Webinar takes on Clean Water Act rollbacks, invasive species, SS Badger

 

Current attempts to roll back federal Clean Water Act protections are a call to action as they could bring about “serious damage” to the Great Lakes, said experts during an Alliance webinar Thursday.

“We’re very concerned about the attempt to roll back some of the provisions that protect the Great Lakes,” said Joel Brammeier, Alliance President and CEO.

The efforts by some in Congress to weaken the Clean Water Act, which celebrates its 40th anniversary next year, was at the center of the hour-long webinar that attracted 100 participants via phone.

Also discussed: congressional attempts to weaken the federal program addressing the spread of invasive species via ships’ ballast water; and to bypass the act to allow the ongoing discharge of coal ash into Lake Michigan by the S.S. Badger car ferry.

 

 

See Webinar > 

 

 

Clean water expert Todd Ambs, president of River Network and former water administrator for the Wisconsin Department of Natural Resources, joined Brammeier on the call, as did Alliance Water Quality Manager Lyman Welch.

“It is important to send the message that this is a foundational law to protect the Great Lakes,” said Brammeier. “To weaken it would do some serious damage to the waters of the Great Lakes.”

Ambs called the Clean Water Act an imperfect tool that has nonetheless paved the way for significant progress in the Great Lakes.
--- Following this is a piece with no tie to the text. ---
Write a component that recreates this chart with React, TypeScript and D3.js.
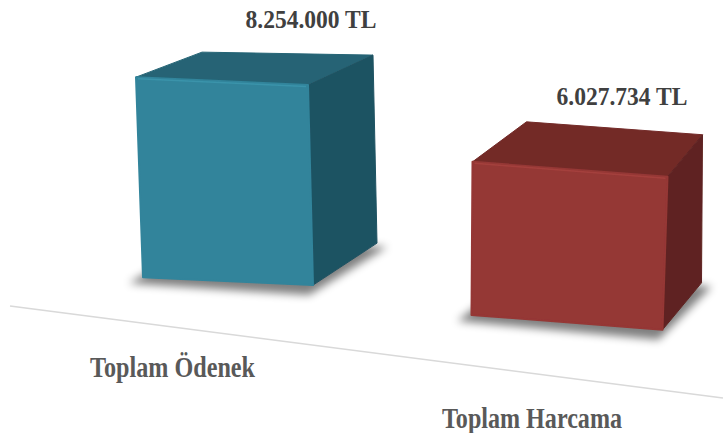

Fueled by the now-infamous photo of the Cuyahoga River in flames, the act rode a wave of bipartisan support in Congress before it was passed into law in 1972, overriding President Nixon’s veto. Ambs said the act today is more than halfway to its goal of making the nation’s water fishable, drinkable and swimmable, with about 65 percent of U.S. waters meeting that standard.

Beyond that, Ambs attributed to the act significant end-of-the-pipe improvements to pollution discharges, and noted the Great Lakes are home to the strongest phosphorus regulations in the country. “This means billions of pounds of phosphorus have been prohibited from going into the Great Lakes,” he said.

The waters of the United States belong to everyone, Ambs said, adding “I really do look at the Clean Water Act as an owners’ manual.”